8. You can use your local environments for testing or production alternatives to S3
There are various tools compatible with S3 APIs available for helping you with testing or migration to local storage. Common examples for small test deployment are S3Proxy (Java) and FakeS3 (Ruby). These tools make it faster and easier to test S3-dependent code in isolation.
Many enterprises opt to deploy AWS-compatible cloud components in their private clouds. Eucalyptus and OpenStack are some of the examples.
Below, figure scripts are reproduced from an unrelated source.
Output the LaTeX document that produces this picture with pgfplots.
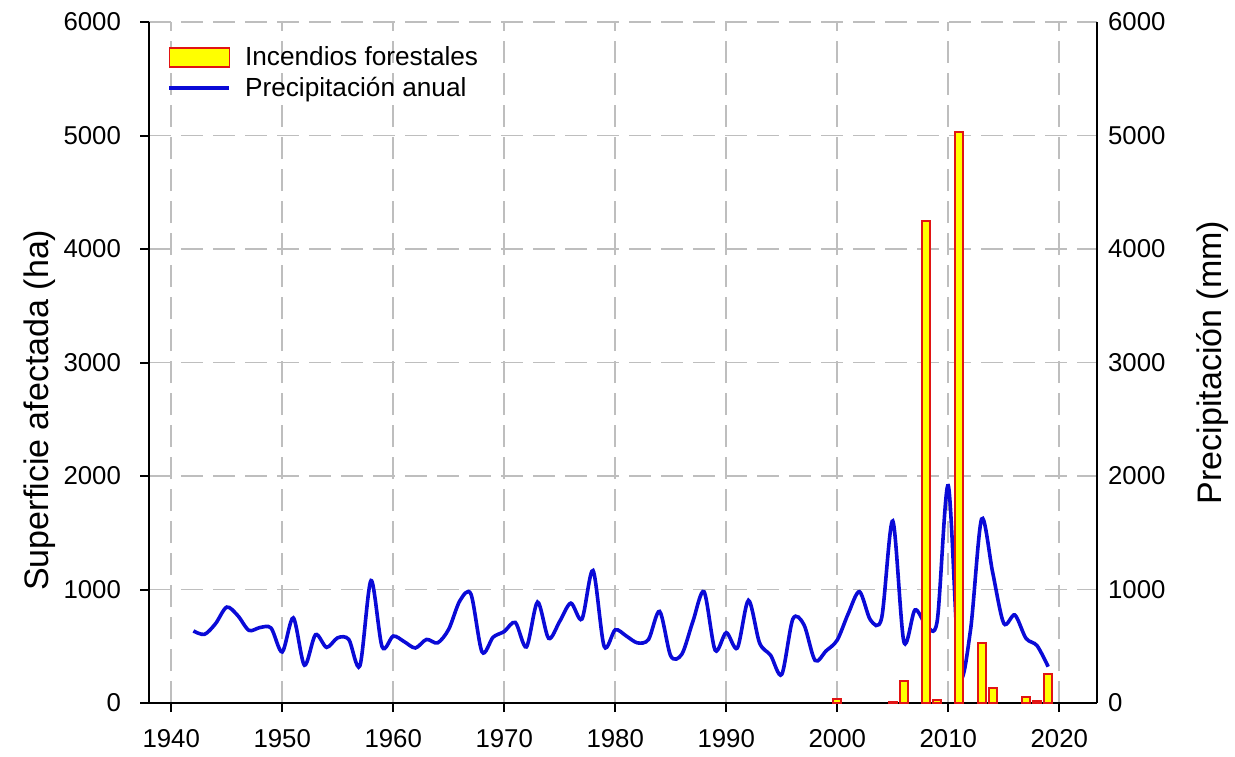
\documentclass[border=0pt]{standalone}
\usepackage{pgfplots}
\pgfplotsset{compat=1.18}
\usepackage{fontspec}
\setmainfont{Liberation Sans}
\definecolor{precip}{RGB}{10,10,215}
\definecolor{barfill}{RGB}{255,255,0}
\definecolor{baredge}{RGB}{225,20,20}
\definecolor{gridgray}{RGB}{190,190,190}
\pgfplotsset{
  boxlegend/.style={legend image code/.code={\draw[fill=barfill, draw=baredge, line width=0.8pt] (0pt,-4.75pt) rectangle (30pt,4.75pt);}},
  linelegend/.style={legend image code/.code={\draw[precip, line width=1.8pt] (0pt,0pt) -- (30pt,0pt);}},
}
\begin{document}
\begin{tikzpicture}
\useasboundingbox (-74.5pt,-26.5pt) rectangle (543pt,351.5pt);
\begin{axis}[
  at={(0pt,0pt)}, anchor=south west,
  scale only axis, width=474pt, height=340.5pt,
  xmin=1938, xmax=2023.4, ymin=0, ymax=6000,
  axis x line*=bottom, axis y line*=left,
  axis line style={-, line width=1pt, black},
  xtick={1940,1950,...,2020}, ytick={0,1000,...,6000},
  tick align=outside, major tick length=4.5pt,
  tick style={line width=1pt, black},
  grid=major,
  major grid style={gridgray, line width=0.8pt, dash pattern=on 11pt off 5pt},
  /pgf/number format/assume math mode=true,
  /pgf/number format/1000 sep={},
  ticklabel style={font=\fontsize{12.9}{14}\selectfont},
  xticklabel style={yshift=-5pt},
  yticklabel style={xshift=-6pt},
  ylabel={Superficie afectada (ha)},
  ylabel style={font=\fontsize{17}{20}\selectfont, at={(axis description cs:-0.115,0.43)}, anchor=center, rotate=0},
  legend style={draw=none, fill=none, at={(axis description cs:0.017,0.973)}, anchor=north west,
    font=\fontsize{13.1}{15}\selectfont, row sep=0pt, inner sep=1pt,
    /tikz/every odd column/.append style={column sep=5pt}},
  legend cell align=left,
]
\addlegendimage{boxlegend}
\addlegendentry{Incendios forestales}
\addplot[smooth, precip, line width=1.8pt, linelegend]
  table {
1942 635
1943 605
1944 700
1945 845
1946 770
1947 640
1948 665
1949 660
1950 450
1951 750
1952 333
1953 602
1954 490
1955 575
1956 560
1957 328
1958 1079
1959 495
1960 590
1961 540
1962 485
1963 560
1964 530
1965 650
1966 900
1967 960
1968 450
1969 580
1970 630
1971 710
1972 494
1973 889
1974 570
1975 720
1976 880
1977 740
1978 1167
1979 500
1980 645
1981 590
1982 530
1983 560
1984 807
1985 415
1986 430
1987 720
1988 980
1989 465
1990 620
1991 485
1992 904
1993 530
1994 420
1995 252
1996 740
1997 690
1998 375
1999 460
2000 555
2001 790
2002 981
2003 730
2004 750
2005 1604
2006 540
2007 820
2008 690
2009 720
2010 1915
2011 260
2012 640
2013 1621
2014 1150
2015 702
2016 775
2017 570
2018 505
2019 320
};
\addlegendentry{Precipitación anual}
\addplot[ybar, bar width=0.72, fill=barfill, draw=baredge, line width=1pt, forget plot]
  table {
2000 32
2005 12
2006 197
2008 4250
2009 26
2011 5035
2013 526
2014 135
2017 53
2018 15
2019 255
};
\end{axis}
\begin{axis}[
  at={(0pt,0pt)}, anchor=south west,
  scale only axis, width=474pt, height=340.5pt,
  xmin=1938, xmax=2023.4, ymin=0, ymax=6000,
  axis x line=none, axis y line*=right,
  axis line style={-, line width=1pt, black},
  ytick={0,1000,...,6000},
  ytick style={draw=none},
  /pgf/number format/assume math mode=true,
  /pgf/number format/1000 sep={},
  ticklabel style={font=\fontsize{12.9}{14}\selectfont},
  yticklabel style={xshift=2pt},
  ylabel={Precipitación (mm)},
  ylabel style={font=\fontsize{17}{20}\selectfont, at={(axis description cs:1.122,0.5)}, anchor=center, rotate=0},
]
\end{axis}
\end{tikzpicture}
\end{document}
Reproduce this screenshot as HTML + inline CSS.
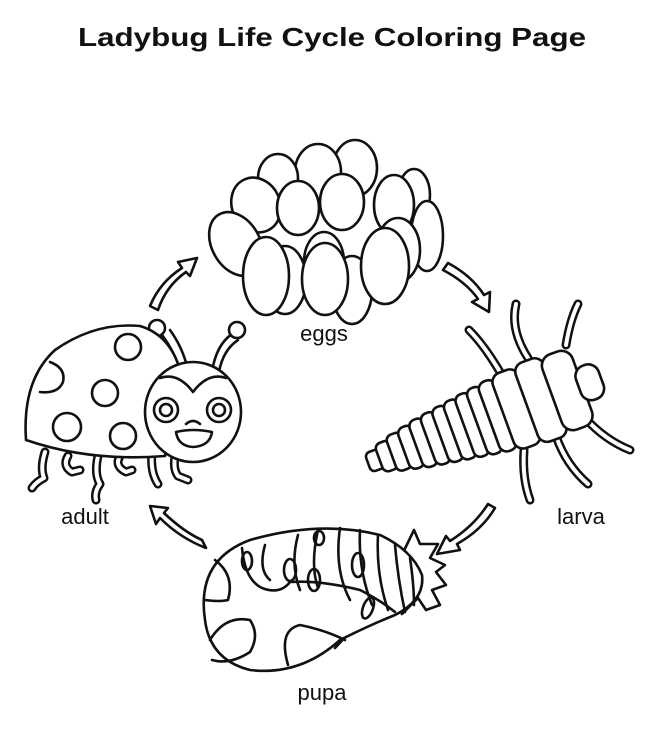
<!DOCTYPE html>
<html><head><meta charset="utf-8"><style>
html,body{margin:0;padding:0;background:#fff;}
svg{display:block}
text{font-family:"Liberation Sans",sans-serif;fill:#111}
</style></head><body>
<svg width="649" height="729" viewBox="0 0 649 729" xmlns="http://www.w3.org/2000/svg">
<rect width="649" height="729" fill="#fff"/>
<text x="78" y="46" font-size="26" font-weight="bold" textLength="508" lengthAdjust="spacingAndGlyphs">Ladybug Life Cycle Coloring Page</text>
<text x="324" y="341" font-size="22" text-anchor="middle">eggs</text>
<text x="85" y="524" font-size="22" text-anchor="middle">adult</text>
<text x="581" y="524" font-size="22" text-anchor="middle">larva</text>
<text x="322" y="700" font-size="22" text-anchor="middle">pupa</text>

<g fill="#fff" stroke="#111" stroke-width="2.6" stroke-linejoin="round" stroke-linecap="round">
<ellipse cx="355" cy="168" rx="22" ry="28"/>
<ellipse cx="318" cy="172" rx="23" ry="28"/>
<ellipse cx="278" cy="178" rx="20" ry="24"/>
<ellipse cx="414" cy="195" rx="16" ry="26"/>
<ellipse cx="427" cy="236" rx="16" ry="35"/>
<ellipse cx="256" cy="205" rx="24" ry="28" transform="rotate(-25 256 205)"/>
<ellipse cx="298" cy="208" rx="21" ry="27"/>
<ellipse cx="342" cy="202" rx="22" ry="28"/>
<ellipse cx="394" cy="205" rx="20" ry="30"/>
<ellipse cx="236" cy="244" rx="24" ry="34" transform="rotate(-30 236 244)"/>
<ellipse cx="285" cy="280" rx="21" ry="34"/>
<ellipse cx="324" cy="262" rx="20" ry="30"/>
<ellipse cx="398" cy="250" rx="22" ry="32"/>
<ellipse cx="352" cy="290" rx="20" ry="34"/>
<ellipse cx="266" cy="276" rx="23" ry="39"/>
<ellipse cx="325" cy="279" rx="23" ry="36"/>
<ellipse cx="385" cy="266" rx="24" ry="38"/>

<path d="M150 306 Q160 282 182 268 L178 262 L197 258 L190 276 L186 272 Q166 286 158 310 Z"/>
<path d="M448 263 Q472 276 484 295 L490 292 L489 312 L472 302 L478 299 Q466 282 443 270 Z"/>
<path d="M495 508 Q482 530 457 544 L460 550 L437 554 L446 536 L450 541 Q474 526 488 504 Z"/>
<path d="M206 548 Q180 538 160 518 L156 524 L150 506 L168 508 L164 513 Q184 532 202 540 Z"/>
</g>

<g fill="none" stroke-linecap="round" stroke-linejoin="round">
<g stroke="#111" stroke-width="9">
<path d="M45 452 Q40 468 44 478 Q36 482 32 488"/>
<path d="M68 456 Q62 466 72 472 L80 470"/>
<path d="M98 456 Q94 474 100 484 Q94 492 96 500"/>
<path d="M120 456 Q114 466 126 472 L132 470"/>
<path d="M152 452 Q150 472 158 484"/>
<path d="M176 452 Q172 468 178 476 L188 480"/>
<path d="M500 372 Q484 345 469 330"/>
<path d="M528 358 Q510 330 516 304"/>
<path d="M566 345 Q570 320 578 304"/>
<path d="M585 418 Q605 440 630 450"/>
<path d="M556 436 Q566 465 588 484"/>
<path d="M524 450 Q522 478 530 500"/>
</g>
<g stroke="#fff" stroke-width="4">
<path d="M45 452 Q40 468 44 478 Q36 482 32 488"/>
<path d="M68 456 Q62 466 72 472 L80 470"/>
<path d="M98 456 Q94 474 100 484 Q94 492 96 500"/>
<path d="M120 456 Q114 466 126 472 L132 470"/>
<path d="M152 452 Q150 472 158 484"/>
<path d="M176 452 Q172 468 178 476 L188 480"/>
<path d="M500 372 Q484 345 469 330"/>
<path d="M528 358 Q510 330 516 304"/>
<path d="M566 345 Q570 320 578 304"/>
<path d="M585 418 Q605 440 630 450"/>
<path d="M556 436 Q566 465 588 484"/>
<path d="M524 450 Q522 478 530 500"/>
</g>
</g>

<g fill="#fff" stroke="#111" stroke-width="2.6" stroke-linejoin="round" stroke-linecap="round">
<path d="M162 335 Q175 352 180 372" fill="none"/>
<path d="M170 330 Q183 348 188 370" fill="none"/>
<circle cx="157" cy="328" r="8"/>
<path d="M212 372 Q216 345 232 334" fill="none"/>
<path d="M219 372 Q223 350 238 340" fill="none"/>
<circle cx="237" cy="330" r="8"/>
<path d="M26 440 Q22 380 55 350 Q95 322 140 326 Q170 335 180 370 L165 456 Q90 462 26 440 Z"/>
<circle cx="128" cy="347" r="13" fill="none"/>
<path d="M50 362 Q66 368 63 382 Q58 394 40 392" fill="none"/>
<circle cx="105" cy="393" r="13" fill="none"/>
<circle cx="67" cy="427" r="14" fill="none"/>
<circle cx="123" cy="436" r="13" fill="none"/>
<ellipse cx="193" cy="412" rx="48" ry="50"/>
<path d="M160 378 Q178 372 193 392 Q208 372 226 378" fill="none"/>
<circle cx="166" cy="410" r="12" fill="none"/><circle cx="166" cy="410" r="6" fill="none"/>
<circle cx="219" cy="410" r="12" fill="none"/><circle cx="219" cy="410" r="6" fill="none"/>
<path d="M186 424 Q193 418 200 424" fill="none"/>
<path d="M176 432 Q193 428 212 432 Q210 446 193 447 Q178 446 176 432 Z"/>

<!-- larva body -->
<g transform="translate(368,463) rotate(-20)">
<rect x="0" y="-10" width="16" height="20" rx="5"/>
<rect x="12" y="-15" width="16" height="30" rx="6"/>
<rect x="25" y="-19" width="16" height="38" rx="6"/>
<rect x="38" y="-22" width="16" height="44" rx="7"/>
<rect x="51" y="-25" width="16" height="50" rx="7"/>
<rect x="64" y="-27" width="16" height="54" rx="7"/>
<rect x="77" y="-29" width="16" height="58" rx="7"/>
<rect x="90" y="-31" width="16" height="62" rx="7"/>
<rect x="103" y="-33" width="16" height="66" rx="7"/>
<rect x="116" y="-35" width="16" height="70" rx="7"/>
<rect x="129" y="-37" width="18" height="74" rx="8"/>
<rect x="144" y="-40" width="28" height="80" rx="10"/>
<rect x="169" y="-42" width="30" height="84" rx="10"/>
<rect x="196" y="-40" width="32" height="80" rx="12"/>
<rect x="224" y="-18" width="24" height="36" rx="11"/>
</g>

<!-- pupa -->
<path d="M335 648 L350 630 L342 622 L360 620 L365 604 L380 612 L395 600 L402 614 L418 598 L426 610 L440 605 L432 590 L446 585 L436 572 L445 565 L430 558 L438 544 L420 544 L414 530 L380 600 Z"/>
<path d="M205 620 Q196 560 250 540 Q320 520 380 535 Q412 550 422 575 Q425 600 395 615 Q370 625 340 640 Q300 676 250 670 Q210 660 205 620 Z"/>
<path d="M215 560 Q235 575 228 600 Q220 602 205 600" fill="none"/>
<path d="M210 640 Q225 615 250 620 Q260 635 250 652 Q230 665 212 660" fill="none"/>
<path d="M288 665 Q278 630 300 625 Q325 630 345 640" fill="none"/>
<path d="M242 548 Q245 580 262 588 Q280 595 290 582 Q320 580 360 590 Q380 600 395 612" fill="none"/>
<path d="M265 545 Q258 570 270 580 M298 535 Q290 565 300 590 M318 530 Q310 565 318 588 M340 528 Q334 570 350 600 M360 530 Q358 570 372 605 M378 535 Q376 575 388 610 M395 545 Q398 580 405 612 M410 558 Q414 585 414 605" fill="none"/>
<ellipse cx="247" cy="561" rx="5" ry="9" fill="none"/>
<ellipse cx="290" cy="570" rx="6" ry="11" fill="none"/>
<ellipse cx="319" cy="538" rx="5" ry="7" fill="none"/>
<ellipse cx="314" cy="580" rx="6" ry="11" fill="none"/>
<ellipse cx="358" cy="565" rx="6" ry="12" fill="none"/>
<ellipse cx="368" cy="608" rx="5" ry="11" transform="rotate(20 368 608)" fill="none"/>
</g>
</svg>
</body></html>
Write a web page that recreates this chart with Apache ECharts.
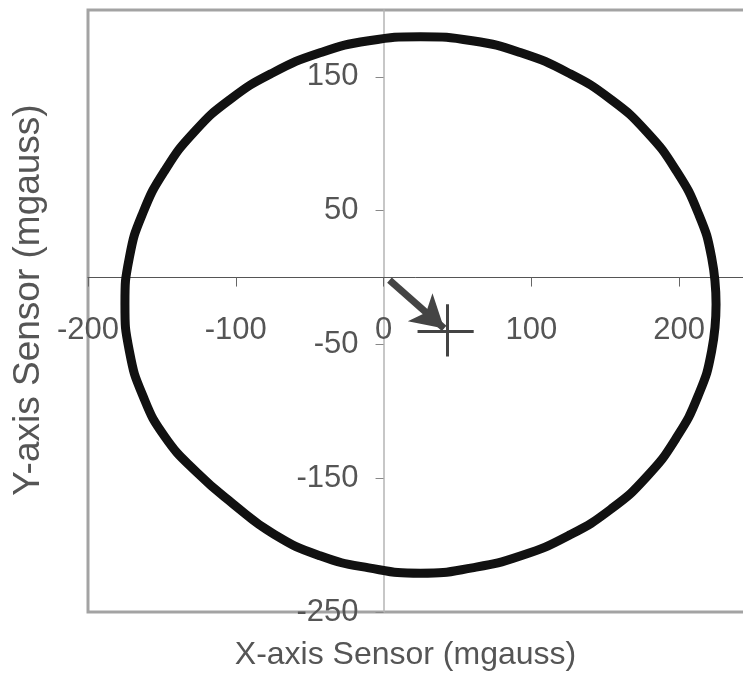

9. Look for newer tools to mount S3 as a file system
Using S3 as a file system can be complex but possible. One of the solutions which have been around for a long time is S3FS-FUSE. It lets you mount S3 as a regular filesystem but not a robust solution. It has certain drawbacks regarding performance and file operations. More recent implementations are Goofys and Riofs that are improvements on S3FS. ObjectiveFS is a commercial solution and offers lots of filesystem features. If you are looking filesystem backup solutions, zbackup, rclone and borg are open source backup and sync tools.
10. Drop S3 if another solution is better
There are many cheaper variants of S3 that can solve the purpose depending on your use case. As discussed in Tip 5, Glacier is a great choice for cheaper pricing. EBS and EFS can be more suitable for random-access data but are costlier than S3. EBS with the regular snapshot is a good choice for filesystem abstraction in AWS. With EBS, you can attach only one EC2 instance. After the release of EFS, one can attach thousands of EC2 instance if the budget allows.
Lastly, if you do not want to store data in AWS, the other promising options include Google Cloud Storage, Azure Blob Storage, EMC Atmos and Rackspace Cloud Files.